Economy and familiar relationships aside, what will longevity do to emotional maturity? If 60 is the new 50, it stands to reason that 20 is the new 10, and there seems to be some truth to that reasoning. In a 29 JUL 2017 piece in MarketWatch entitled: 5 charts that prove that today’s 30-year-olds are NOT adults Catey Hill explores the phenomenon that many young Americans are not hitting myriad adult milestones, first and foremost, moving out on their own and getting married. Whereas multi-generational living was once a norm (think The Waltons) it greatly fell out of favor in the late 20th Century, and is now seemingly making a comeback; but is this trend voluntary or out of necessity? And in either case, if the thirty-something has no expectation of advancing in their careers until 60 (see above) where's the motivation not to play like a 25 year-old? Or 35 year-old? Or 45 year-old? And so on...


Science, gleeful though it may be at the prospects of eternal youth, is not long on considering the ethics or consequences of their mirth; nor is the enabling scientific press in their cheer-leading. A case in point is a 31 MAR 2022 piece in USA Today entitled: The map of our DNA is finally complete.

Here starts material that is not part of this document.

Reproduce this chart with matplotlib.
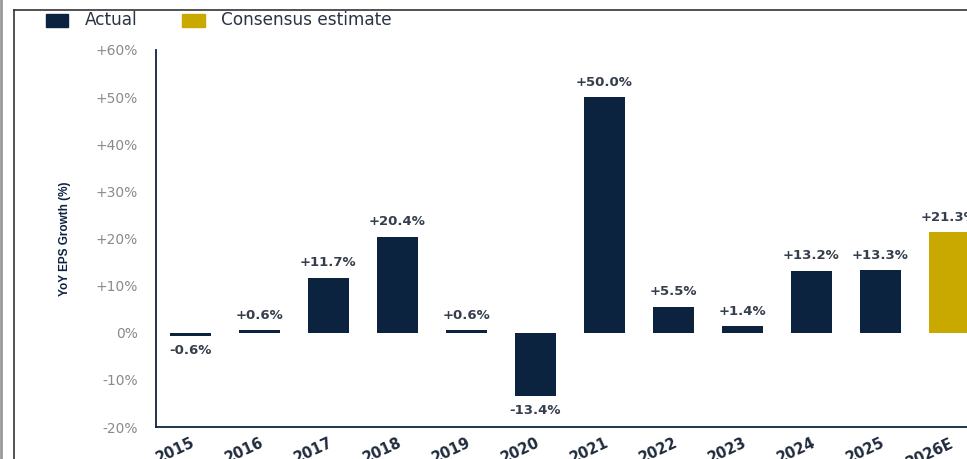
import matplotlib.pyplot as plt
from matplotlib.patches import Rectangle
from matplotlib.lines import Line2D

years = ['2015', '2016', '2017', '2018', '2019', '2020', '2021', '2022',
         '2023', '2024', '2025', '2026E']
growth = [-0.6, 0.6, 11.7, 20.4, 0.6, -13.4, 50.0, 5.5, 1.4, 13.2, 13.3, 21.3]
estimate = [False] * 11 + [True]
legend_labels = ['Actual', 'Consensus estimate']

navy = '#0c2340'
gold = '#c9a800'
colors = [gold if e else navy for e in estimate]

plt.rcParams['font.family'] = ['DejaVu Sans']

fig = plt.figure(figsize=(9.67, 4.59), dpi=100)
ax = fig.add_axes([0.1613, 0.0697, 0.856, 0.8214])

x = range(len(years))
ax.bar(x, growth, width=0.6, color=colors)

for i, v in enumerate(growth):
    label = f'{v:+.1f}%'
    up = v >= 0
    ax.annotate(label, (i, v), xytext=(0, 6 if up else -6),
                textcoords='offset points', ha='center',
                va='bottom' if up else 'top', fontsize=9.5,
                fontweight='bold', color='#353e4c')

ax.set_xlim(-0.5, 11.5)
ax.set_ylim(-20, 60)
ticks = list(range(-20, 61, 10))
ax.set_yticks(ticks)
ax.set_yticklabels([f'{t:+d}%' if t > 0 else f'{t}%' for t in ticks])
ax.tick_params(axis='y', length=0, pad=13, labelsize=10, labelcolor='#8a8a8a')
ax.set_xticks(list(x))
ax.set_xticklabels(years, rotation=25, ha='right', rotation_mode='anchor',
                   fontsize=10.5, fontweight='bold', color='#1f2a3c')
ax.tick_params(axis='x', length=0, pad=6)

for side in ['top', 'right']:
    ax.spines[side].set_visible(False)
for side in ['left', 'bottom']:
    ax.spines[side].set_color(navy)
    ax.spines[side].set_linewidth(1.3)

ax.set_ylabel('YoY EPS Growth (%)', fontsize=8.5, color=navy,
              family=['Liberation Sans Narrow', 'Liberation Sans'],
              fontweight='bold', labelpad=18)

# legend drawn by hand along the top
fig.patches.append(Rectangle((0.0476, 0.941), 0.0228, 0.029, color=navy,
                             transform=fig.transFigure, figure=fig))
fig.text(0.0879, 0.956, legend_labels[0], fontsize=12.2, color='#2a3444',
         va='center')
fig.patches.append(Rectangle((0.1882, 0.941), 0.0238, 0.029, color=gold,
                             transform=fig.transFigure, figure=fig))
fig.text(0.2285, 0.956, legend_labels[1], fontsize=12.2, color='#2a3444',
         va='center')

# frame lines along the left and top edges
fig.add_artist(Line2D([0.0145, 0.0145], [0, 0.978], color='#333333', lw=1.2,
                      transform=fig.transFigure))
fig.add_artist(Line2D([0.0145, 1.0], [0.978, 0.978], color='#333333', lw=1.2,
                      transform=fig.transFigure))
fig.add_artist(Line2D([0.001, 0.001], [0, 1], color='#999999', lw=2,
                      transform=fig.transFigure))

fig.savefig('out.png', dpi=100)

Here's what that means for humanity which rolls out a laundry list of homo-sapient beneficence with nary a molecule of detriment or hubris. Is this fair? I say "no" in that the human psyche has been obsessed with the quest for immortality and perpetual youth regardless of hubris from its recorded start. Granted this posture sells papers, but where are the philosophers to make the counterpoint? Who is really thinking (beyond Elon Musk that is) of the downsides to a gushing fountain of youth?


There are some voices of reason however. A 05 NOV 2021 by Hayley Bennett in Science Focus entitled: We could radically extend the human lifespan. Here’s why we shouldn’t, the author guides us through some scientific insight into such problems as overpopulation stressing-out our already stressed-out planet to the breaking point, and the intrinsic elitism incumbent with increased longevity. Do we really want billions of centenarians living in roaming, starving hoards outside of fortress Europe and America? We are already headed in that direction with the meager advances we have made so far, why would we want to expand that concept?

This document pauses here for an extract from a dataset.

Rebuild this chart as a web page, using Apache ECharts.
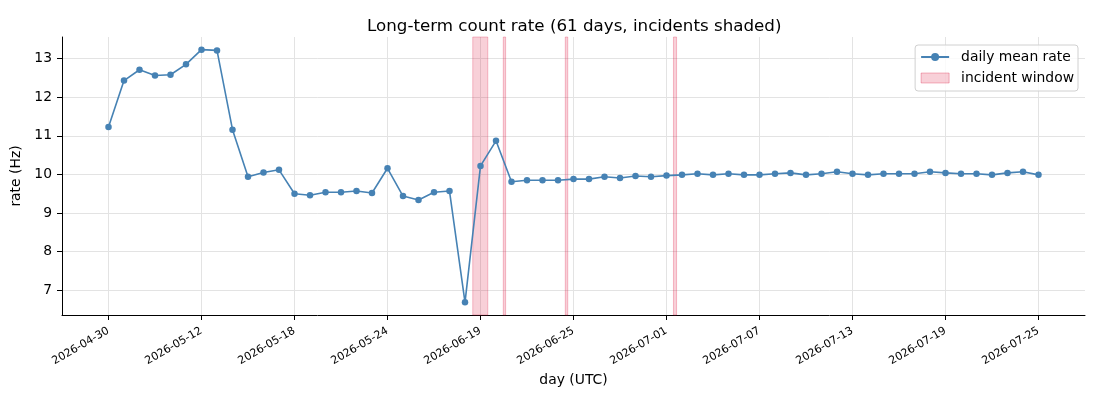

Personally, at 57, I like the advice I consistently gave my aunts who lived in good health and activity to 99 and 105 respectively. "Stick around as long as you're having a good time" I used to say, and I hope I can say the same to myself some day. The curse of old age is not just the physical infirmity though, the aches and pains of bones and muscles, it's the heartaches and pains of watching your social circle diminish until it's only you left. This is a weight often hard to bear for older people, and one that can never really be abated at any age. If for no other reason, the emotional strain of advanced longevity may be the best argument yet for not pursuing it.


Will we live on indefinitely in the future? I hope not. As a person of faith, I hope I serve the purpose I was put here for and leave with as graceful an exit as possible, to move on to whatever might come next. To those of you who want the party to go on forever, I only hope you use your borrowed time wisely. Parties are a lot of fun; hopefully the resulting hangover will be worth it in the morning.